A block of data

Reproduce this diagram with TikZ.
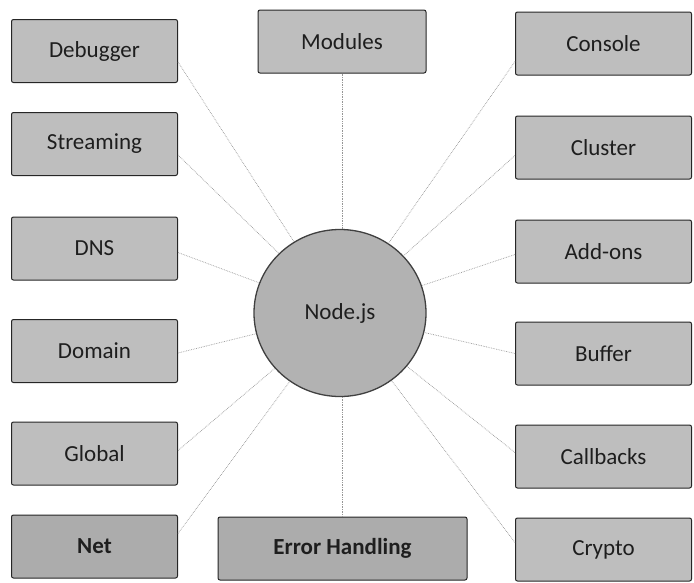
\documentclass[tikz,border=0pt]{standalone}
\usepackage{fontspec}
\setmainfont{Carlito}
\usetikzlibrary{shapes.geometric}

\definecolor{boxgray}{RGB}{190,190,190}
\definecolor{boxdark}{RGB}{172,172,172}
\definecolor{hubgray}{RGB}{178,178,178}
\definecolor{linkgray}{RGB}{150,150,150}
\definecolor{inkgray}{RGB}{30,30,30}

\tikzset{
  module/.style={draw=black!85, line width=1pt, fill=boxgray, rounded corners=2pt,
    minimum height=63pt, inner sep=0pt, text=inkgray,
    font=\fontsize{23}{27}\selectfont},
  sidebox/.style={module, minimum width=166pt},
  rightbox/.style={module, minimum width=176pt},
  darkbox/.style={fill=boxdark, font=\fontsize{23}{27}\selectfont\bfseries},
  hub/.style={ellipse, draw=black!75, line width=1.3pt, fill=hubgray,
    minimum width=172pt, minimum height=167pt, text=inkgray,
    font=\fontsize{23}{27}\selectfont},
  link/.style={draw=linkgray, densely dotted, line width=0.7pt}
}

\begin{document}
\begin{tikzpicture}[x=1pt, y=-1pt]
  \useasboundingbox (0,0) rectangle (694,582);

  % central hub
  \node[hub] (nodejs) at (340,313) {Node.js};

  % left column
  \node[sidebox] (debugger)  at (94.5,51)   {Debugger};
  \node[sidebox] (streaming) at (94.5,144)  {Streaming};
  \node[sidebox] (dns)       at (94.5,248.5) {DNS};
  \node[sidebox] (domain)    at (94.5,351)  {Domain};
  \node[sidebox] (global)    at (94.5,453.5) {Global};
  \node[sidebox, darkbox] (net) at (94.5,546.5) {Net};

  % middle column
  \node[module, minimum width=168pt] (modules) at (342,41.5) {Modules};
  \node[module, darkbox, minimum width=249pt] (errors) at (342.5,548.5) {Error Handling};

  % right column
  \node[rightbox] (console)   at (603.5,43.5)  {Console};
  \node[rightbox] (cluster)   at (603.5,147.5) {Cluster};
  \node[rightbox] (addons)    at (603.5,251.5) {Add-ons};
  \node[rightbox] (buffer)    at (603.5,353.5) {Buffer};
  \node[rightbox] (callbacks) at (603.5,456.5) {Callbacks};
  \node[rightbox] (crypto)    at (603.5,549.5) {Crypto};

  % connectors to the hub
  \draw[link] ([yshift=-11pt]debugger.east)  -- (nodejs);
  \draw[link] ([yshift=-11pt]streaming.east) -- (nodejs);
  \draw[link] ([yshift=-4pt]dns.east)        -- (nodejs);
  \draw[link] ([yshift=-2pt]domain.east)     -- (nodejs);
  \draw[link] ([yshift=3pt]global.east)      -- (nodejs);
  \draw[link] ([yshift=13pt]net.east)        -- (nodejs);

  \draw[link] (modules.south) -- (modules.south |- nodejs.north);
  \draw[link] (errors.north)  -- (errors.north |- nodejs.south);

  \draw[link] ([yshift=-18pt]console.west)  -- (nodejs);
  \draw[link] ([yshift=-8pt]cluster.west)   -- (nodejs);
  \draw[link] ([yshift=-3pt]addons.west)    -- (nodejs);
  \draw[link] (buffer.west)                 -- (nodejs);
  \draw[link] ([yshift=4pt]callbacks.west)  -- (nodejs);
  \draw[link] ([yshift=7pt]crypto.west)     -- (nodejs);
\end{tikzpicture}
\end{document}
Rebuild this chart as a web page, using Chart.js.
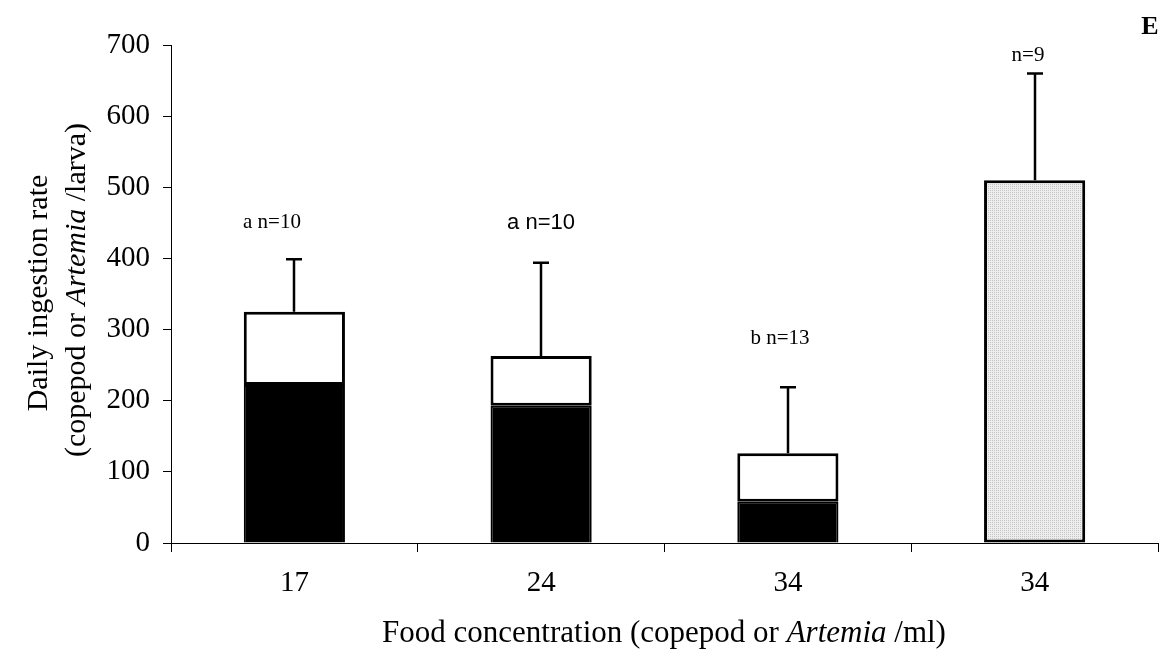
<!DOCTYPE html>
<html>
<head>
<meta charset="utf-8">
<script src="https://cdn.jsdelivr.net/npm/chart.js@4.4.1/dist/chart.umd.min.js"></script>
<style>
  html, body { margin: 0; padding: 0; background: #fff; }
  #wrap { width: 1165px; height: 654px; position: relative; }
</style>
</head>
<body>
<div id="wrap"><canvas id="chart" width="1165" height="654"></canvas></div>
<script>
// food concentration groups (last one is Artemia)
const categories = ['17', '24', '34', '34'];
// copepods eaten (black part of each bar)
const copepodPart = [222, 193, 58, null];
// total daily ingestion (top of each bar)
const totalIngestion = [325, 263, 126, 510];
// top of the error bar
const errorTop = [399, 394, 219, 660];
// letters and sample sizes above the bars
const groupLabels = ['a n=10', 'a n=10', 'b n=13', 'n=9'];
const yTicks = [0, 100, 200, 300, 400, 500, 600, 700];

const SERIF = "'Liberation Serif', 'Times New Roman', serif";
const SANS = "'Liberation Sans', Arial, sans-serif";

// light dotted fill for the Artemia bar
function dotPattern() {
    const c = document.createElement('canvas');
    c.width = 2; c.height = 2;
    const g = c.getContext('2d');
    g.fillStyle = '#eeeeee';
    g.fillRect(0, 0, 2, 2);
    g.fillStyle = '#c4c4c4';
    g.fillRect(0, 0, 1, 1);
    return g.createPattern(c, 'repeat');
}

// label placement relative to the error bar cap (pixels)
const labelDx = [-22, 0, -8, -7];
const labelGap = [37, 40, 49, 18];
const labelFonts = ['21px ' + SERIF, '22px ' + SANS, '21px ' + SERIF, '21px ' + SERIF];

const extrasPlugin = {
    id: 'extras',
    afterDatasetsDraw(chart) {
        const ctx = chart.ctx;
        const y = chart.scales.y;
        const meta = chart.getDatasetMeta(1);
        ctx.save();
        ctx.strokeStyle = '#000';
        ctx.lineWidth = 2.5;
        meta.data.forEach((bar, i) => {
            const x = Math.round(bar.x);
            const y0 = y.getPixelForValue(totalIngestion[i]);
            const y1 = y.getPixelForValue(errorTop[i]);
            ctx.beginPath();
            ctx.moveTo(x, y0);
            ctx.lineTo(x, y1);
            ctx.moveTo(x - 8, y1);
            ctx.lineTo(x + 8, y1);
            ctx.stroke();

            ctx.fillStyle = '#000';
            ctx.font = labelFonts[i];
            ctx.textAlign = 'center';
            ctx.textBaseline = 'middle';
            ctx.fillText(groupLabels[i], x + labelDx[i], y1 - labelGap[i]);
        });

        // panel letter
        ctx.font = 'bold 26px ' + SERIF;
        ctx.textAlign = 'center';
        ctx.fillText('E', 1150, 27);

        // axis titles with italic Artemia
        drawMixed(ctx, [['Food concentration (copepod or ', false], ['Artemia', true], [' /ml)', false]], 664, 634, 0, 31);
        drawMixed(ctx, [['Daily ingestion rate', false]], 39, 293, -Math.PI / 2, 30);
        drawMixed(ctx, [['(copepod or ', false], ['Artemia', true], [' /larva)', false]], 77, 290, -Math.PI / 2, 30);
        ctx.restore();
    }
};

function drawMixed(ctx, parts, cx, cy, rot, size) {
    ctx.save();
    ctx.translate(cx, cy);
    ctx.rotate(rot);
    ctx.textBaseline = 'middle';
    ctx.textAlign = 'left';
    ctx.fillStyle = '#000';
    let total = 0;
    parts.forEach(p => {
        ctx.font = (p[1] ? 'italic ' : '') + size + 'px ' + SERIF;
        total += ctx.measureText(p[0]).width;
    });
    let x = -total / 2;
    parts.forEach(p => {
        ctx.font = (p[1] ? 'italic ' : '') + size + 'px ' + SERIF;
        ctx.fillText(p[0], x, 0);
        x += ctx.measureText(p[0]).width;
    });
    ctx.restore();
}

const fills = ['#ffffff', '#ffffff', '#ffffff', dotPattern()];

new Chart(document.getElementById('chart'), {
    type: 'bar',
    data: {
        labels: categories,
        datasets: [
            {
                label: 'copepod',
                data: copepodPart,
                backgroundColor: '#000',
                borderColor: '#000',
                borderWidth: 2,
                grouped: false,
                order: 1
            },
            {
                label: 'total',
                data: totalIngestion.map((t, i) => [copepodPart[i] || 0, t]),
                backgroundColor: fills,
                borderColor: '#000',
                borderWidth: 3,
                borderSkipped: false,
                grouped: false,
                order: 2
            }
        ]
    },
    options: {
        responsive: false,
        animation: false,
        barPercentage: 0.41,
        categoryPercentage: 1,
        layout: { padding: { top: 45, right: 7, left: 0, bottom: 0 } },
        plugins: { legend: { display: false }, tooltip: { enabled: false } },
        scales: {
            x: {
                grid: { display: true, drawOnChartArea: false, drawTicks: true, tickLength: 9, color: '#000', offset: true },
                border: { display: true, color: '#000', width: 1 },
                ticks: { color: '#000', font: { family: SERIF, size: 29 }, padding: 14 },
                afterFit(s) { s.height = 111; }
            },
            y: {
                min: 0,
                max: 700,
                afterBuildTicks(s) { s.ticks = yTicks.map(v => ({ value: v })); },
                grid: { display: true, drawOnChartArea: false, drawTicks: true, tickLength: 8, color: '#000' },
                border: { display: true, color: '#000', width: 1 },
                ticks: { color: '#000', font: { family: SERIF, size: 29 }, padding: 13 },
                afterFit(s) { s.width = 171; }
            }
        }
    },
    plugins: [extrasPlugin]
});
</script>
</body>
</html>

STATED EXERCISE>
Copy the records above exactly, from the first line through the line containing "darkbox, minimum width=249pt]", and leave out the pictures.

EXERCISE OUTPUT>
Reproduce this diagram with TikZ.
\documentclass[tikz,border=0pt]{standalone}
\usepackage{fontspec}
\setmainfont{Carlito}
\usetikzlibrary{shapes.geometric}

\definecolor{boxgray}{RGB}{190,190,190}
\definecolor{boxdark}{RGB}{172,172,172}
\definecolor{hubgray}{RGB}{178,178,178}
\definecolor{linkgray}{RGB}{150,150,150}
\definecolor{inkgray}{RGB}{30,30,30}

\tikzset{
  module/.style={draw=black!85, line width=1pt, fill=boxgray, rounded corners=2pt,
    minimum height=63pt, inner sep=0pt, text=inkgray,
    font=\fontsize{23}{27}\selectfont},
  sidebox/.style={module, minimum width=166pt},
  rightbox/.style={module, minimum width=176pt},
  darkbox/.style={fill=boxdark, font=\fontsize{23}{27}\selectfont\bfseries},
  hub/.style={ellipse, draw=black!75, line width=1.3pt, fill=hubgray,
    minimum width=172pt, minimum height=167pt, text=inkgray,
    font=\fontsize{23}{27}\selectfont},
  link/.style={draw=linkgray, densely dotted, line width=0.7pt}
}

\begin{document}
\begin{tikzpicture}[x=1pt, y=-1pt]
  \useasboundingbox (0,0) rectangle (694,582);

  % central hub
  \node[hub] (nodejs) at (340,313) {Node.js};

  % left column
  \node[sidebox] (debugger)  at (94.5,51)   {Debugger};
  \node[sidebox] (streaming) at (94.5,144)  {Streaming};
  \node[sidebox] (dns)       at (94.5,248.5) {DNS};
  \node[sidebox] (domain)    at (94.5,351)  {Domain};
  \node[sidebox] (global)    at (94.5,453.5) {Global};
  \node[sidebox, darkbox] (net) at (94.5,546.5) {Net};

  % middle column
  \node[module, minimum width=168pt] (modules) at (342,41.5) {Modules};
  \node[module, darkbox, minimum width=249pt] (errors) at (342.5,548.5) {Error Handling};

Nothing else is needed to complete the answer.